Their wives compare yoga classes and kindergartens, clad almost entirely in apparel from Lululemon. Nearly all of them are in better shape than they were ten years ago, in some sort of inverse proportionality to their husbands. From a distance, they are all candidates for Bravo’s next reality show, smacking of an irony borne from the unreality of it all.

Towards the center of the park are those Frisbee players. Along with baseball players, volleyball players, and football players. Or just players. Men in their 20s are surrounded by women of the same age – all engaged in routine rituals of relationships among people who slept together, are sleeping together or will soon sleep together – like some sort of active verb, a sexually active verb – being conjugated in real-time.

Everyone over the age of 30 is jealous. And is, in some way, watching them. And it is New York, so there is some regret, some wistfulness, some thing, in their eyes – even if they are perfectly happy – because they are not any longer young. And in New York (like LA, where I am headed yet again) to be young is to have promise, to have a future, to have freedom and fearlessness and adventure.

To be young is everything.

Wow – that was a little depressing right?

All right, let’s lighten it up, here. This ain’t meant to be Sartre.

Marcelene (speaking of young) met us in the park to regale us with stories from her job hunt, her man hunt, whatever hunts she’s been on lately. Joining her was a friend from high school and, initially I thought it was a friend she went to high school with – but I think she must have meant a friend who is still in high school. This girl was positively fetal. Asian, with long hair cavalierly contained under an oversize ball cap, she wore a denim skirt that wouldn’t have fit me as a wrist cuff and a t-shirt with an artist’s print, casually informing us she used to model for him. Seriously, she was so perfect a harbinger of a certain kind of New York sensibility that her name might has well have been Target Demo.
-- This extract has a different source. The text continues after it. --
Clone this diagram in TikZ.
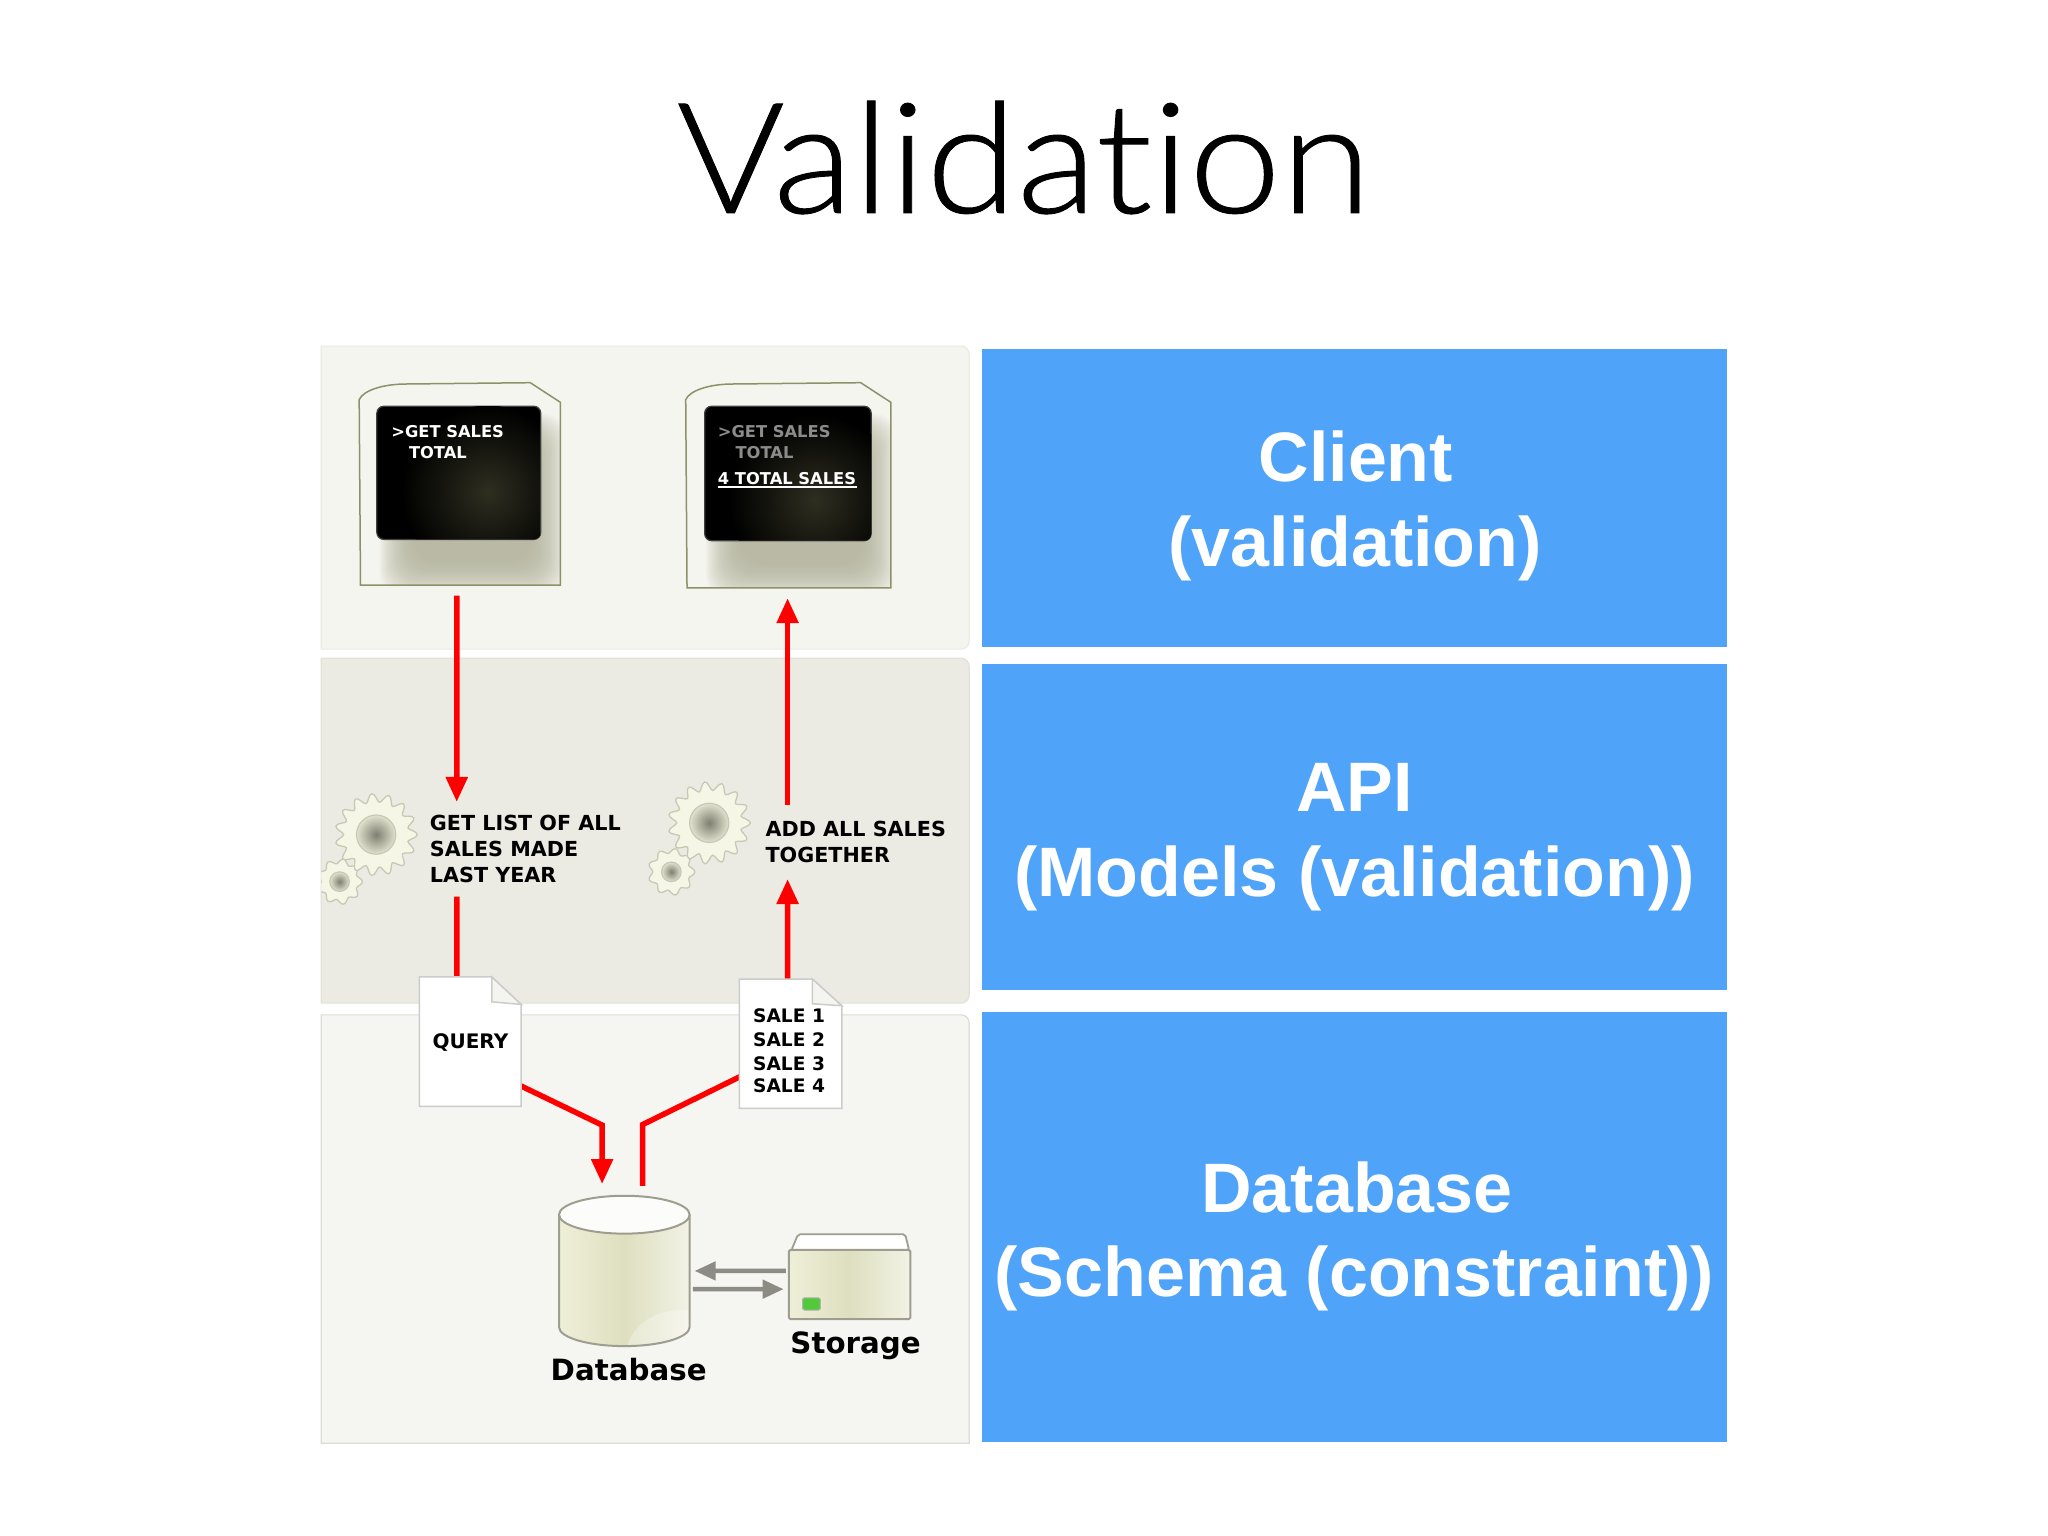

Needing a drink, Neil and I headed off to meet friends from our own century, only to arrive at the Frying Pan (26th and the West Side Highway) to find the entire complex of boats and piers completely overrun by an assortment of Manhattanites engaged in an everlasting frat party. Opting for our own kind, we made our way to Boxers, on 20th between Fifth and Sixth Avenues – ironically newly opened on the site of a sports bar that looked almost exactly the same 15 years ago. When you’ve been around long enough to see the same spaces recycled as the places they were, before they became everything else, you’ve been around too long.

And then, just as I got tired of all things young, I found something both young and old simultaneously. On the personal DVR player aboard my flight, I finished watching an episode of The Big Bang Theory and got up to go to the restroom. When I returned, I found I must have accidentally hit one of the keys, and Breakfast at Tiffany’s was just finishing the opening credits. Having never seen it, I allowed myself to get absorbed in the glamour and the style and the Mean Reds and all of it – with the impossibly beautiful Audrey Hepburn and George Peppard. It’s a shame so many romantic comedies today are so poorly written, because the film makes you long for a great love story that doesn’t end tragically; that reminds you that art illuminates and inspires. I loved it, from that first croissant all the way to a three-way hug involving a wet, nameless cat.